I wouldn’t boil it down to the Alliance being generic between the savage feral elves, werewolves barely in control of themselves, fanatical demons from space that rejected corrupt influences. There is plenty of room to write a compelling story between their races but the problem comes in the form that all of the alliance races have a boring and passive goal of existing in peace when really they shouldn’t.
Prior to BFA, Night elves and Draenei should be pushing for more aggression towards the orcs for being well…orcs with the goal of kicking them out of Kalimdor. Yeah the Draenei got Argus back, but why do they ignore the mass genocide back on Draenor? The two of them should be constantly pushing the Alliance to take the fight to the orcs in Orgrimmar.
The problem comes when peacefully co-existing is the only racial motive is when things get passive. The Horde wouldn’t be nearly as interesting if characters like Garrosh and Sylvanas just decided they were fine with their lot in life, but as a player that plays both Horde and Alliance, I am tired of seeing the Alliance act passively and largely ignored and just as tired of seeing the Horde practically dismantle with each xpac because they need to use them as bad guys again.

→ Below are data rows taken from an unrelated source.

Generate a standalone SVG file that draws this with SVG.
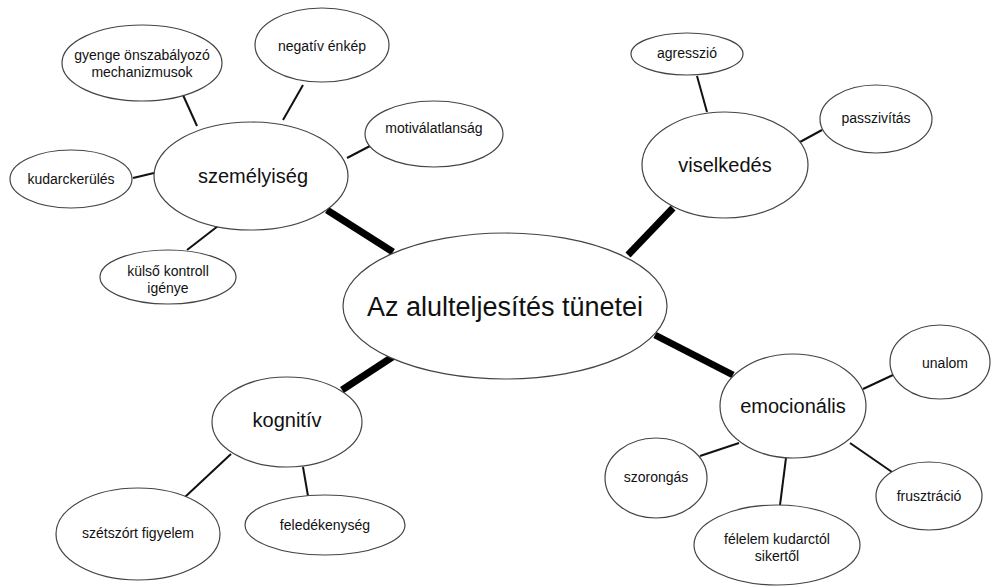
<svg xmlns="http://www.w3.org/2000/svg" width="996" height="587" viewBox="0 0 996 587">
<style>
.n{fill:#fff;stroke:#444;stroke-width:1.2}
.t{font-family:"Liberation Sans",Arial,sans-serif;fill:#111;text-anchor:middle}
.s{font-size:14px}
.m{font-size:20px}
.b{font-size:27px}
.c{stroke:#111;stroke-width:2;fill:none}
.k{stroke:#000;stroke-width:7;fill:none}
</style>
<rect width="996" height="587" fill="#fff"/>
<g id="connectors">
<line class="k" x1="327" y1="210" x2="393" y2="252"/>
<line class="k" x1="673" y1="208" x2="628" y2="255"/>
<line class="k" x1="342" y1="390" x2="400" y2="352"/>
<line class="k" x1="655" y1="335" x2="733" y2="375"/>
<line class="c" x1="183" y1="95" x2="197" y2="126"/>
<line class="c" x1="303" y1="85" x2="283" y2="120"/>
<line class="c" x1="370" y1="146" x2="347" y2="158"/>
<line class="c" x1="133" y1="178" x2="154" y2="173"/>
<line class="c" x1="187" y1="250" x2="218" y2="226"/>
<line class="c" x1="697" y1="76" x2="707" y2="112"/>
<line class="c" x1="822" y1="130" x2="800" y2="142"/>
<line class="c" x1="185" y1="497" x2="231" y2="454"/>
<line class="c" x1="303" y1="467" x2="308" y2="496"/>
<line class="c" x1="863" y1="389" x2="893" y2="375"/>
<line class="c" x1="700" y1="456" x2="739" y2="443"/>
<line class="c" x1="786" y1="458" x2="780" y2="505"/>
<line class="c" x1="850" y1="443" x2="892" y2="472"/>
</g>
<g id="center"><ellipse class="n" cx="505" cy="306" rx="162" ry="73"/><text class="t b" x="505" y="316">Az alulteljesítés tünetei</text></g>
<g id="szemelyiseg"><ellipse class="n" cx="251" cy="176" rx="97" ry="54"/><text class="t m" x="253" y="183">személyiség</text></g>
<g id="gyenge"><ellipse class="n" cx="142" cy="63" rx="80" ry="38"/><text class="t s" x="142" y="60">gyenge önszabályozó</text><text class="t s" x="142" y="77">mechanizmusok</text></g>
<g id="negativ"><ellipse class="n" cx="322" cy="45" rx="67" ry="37"/><text class="t s" x="322" y="51">negatív énkép</text></g>
<g id="motivalatlansag"><ellipse class="n" cx="434" cy="134" rx="69" ry="33"/><text class="t s" x="434" y="133">motiválatlanság</text></g>
<g id="kudarckerules"><ellipse class="n" cx="71" cy="179" rx="61" ry="29"/><text class="t s" x="71" y="184">kudarckerülés</text></g>
<g id="kulso"><ellipse class="n" cx="168" cy="277" rx="68" ry="27"/><text class="t s" x="168" y="276">külső kontroll</text><text class="t s" x="168" y="293">igénye</text></g>
<g id="viselkedes"><ellipse class="n" cx="725" cy="165" rx="83" ry="53"/><text class="t m" x="725" y="172">viselkedés</text></g>
<g id="agresszio"><ellipse class="n" cx="687" cy="54" rx="56" ry="21"/><text class="t s" x="687" y="58">agresszió</text></g>
<g id="passzivitas"><ellipse class="n" cx="876" cy="119" rx="56" ry="34"/><text class="t s" x="876" y="123">passzivítás</text></g>
<g id="kognitiv"><ellipse class="n" cx="287" cy="422" rx="75" ry="45"/><text class="t m" x="287" y="427">kognitív</text></g>
<g id="szetszort"><ellipse class="n" cx="138" cy="534" rx="82" ry="46"/><text class="t s" x="138" y="538">szétszórt figyelem</text></g>
<g id="feledekenyseg"><ellipse class="n" cx="325" cy="525" rx="80" ry="30"/><text class="t s" x="325" y="530">feledékenység</text></g>
<g id="emocionalis"><ellipse class="n" cx="793" cy="406" rx="73" ry="52"/><text class="t m" x="793" y="413">emocionális</text></g>
<g id="unalom"><ellipse class="n" cx="940" cy="362" rx="50" ry="37"/><text class="t s" x="945" y="368">unalom</text></g>
<g id="frusztracio"><ellipse class="n" cx="929" cy="496" rx="53" ry="34"/><text class="t s" x="929" y="501">frusztráció</text></g>
<g id="szorongas"><ellipse class="n" cx="656" cy="478" rx="51" ry="40"/><text class="t s" x="656" y="482">szorongás</text></g>
<g id="felelem"><ellipse class="n" cx="777" cy="545" rx="83" ry="40"/><text class="t s" x="777" y="544">félelem kudarctól</text><text class="t s" x="777" y="561">sikertől</text></g>
</svg>
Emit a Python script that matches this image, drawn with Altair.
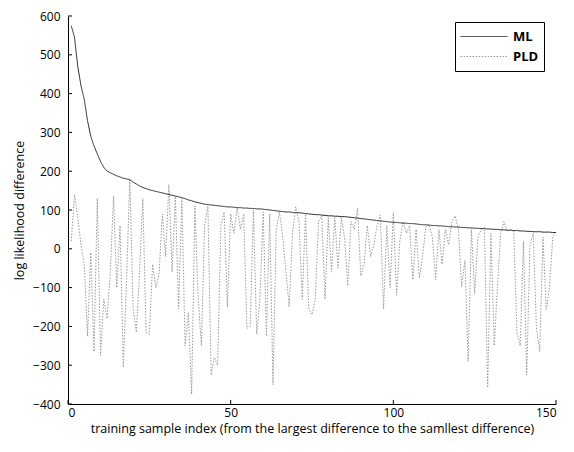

There are lots of ways Blizzard could have made Alliance more interesting. For starters, they didn’t have to take away Varian’s “angry king” persona and let him keep his blood thirst when fighting Horde. They wanted Varian as a hero and not a human Garrosh so they put him through his little ritual.
Worgen could have had more difficulty controlling their feral impulses than what Blizzard portrayed. Let a few lose control on the streets of Stromwind and attack, maybe even kill a few innocent bystanders. Let Alliance members assist Greymane in further efforts to control their feral side and help build trust between Worgen and the rest of the Alliance.
More recently they could have had some major friction by having both Lightforged Draenei getting real upset over the prospects of working with Void Elves.
They could have had Jaina as a villain this expansion but decided not to and turned her back into Peace Cheerleader.
Sorry but, nope. Alliance are doomed to be the faction where everyone gets along nicely, holds hands, and sings Kum Bah Yah. Blizzard wants them as the quintessential hero team without any villain qualities at all. I’d like to think that this thing with Tyrande will bear something interesting but I don’t think they have the nerve to let it go very far.
Because they know they could have prepared the races of Draenor for what they knew they were bringing to the planet. They chose to live out their days in luxurious splendor instead of vigorous preparation. They sinned. They know it. They know the onus of what happened to them falls squarely on their own shoulders.
See I would love it if Blizzard allowed the Night elves or anything Alliance to be that aggressive.
But they won’t. Remember, you guys are the proverbial ultra good guys and united team Blue. All this friction between night elves and the rest of the Alliance will blow over soon enough.
See I could buy that if the Draenei were described as seeing the events on Draenor as their fault and to some extent I’m sure some knew the Legion would eventually come for them. But that doesn’t mean that they would just give the Orcs a free pass. In all of their written lore, the Draenei despise orcs not only for the genocide, but for their giving into the corruption as well (and likely for continuing their warlock traditions even after their turn away from the Legion)
I know people aren’t too fond of BFA Yrel, but it would make perfect sense for a MU draenei to behave like her given how the orcs have acted throughout WoW.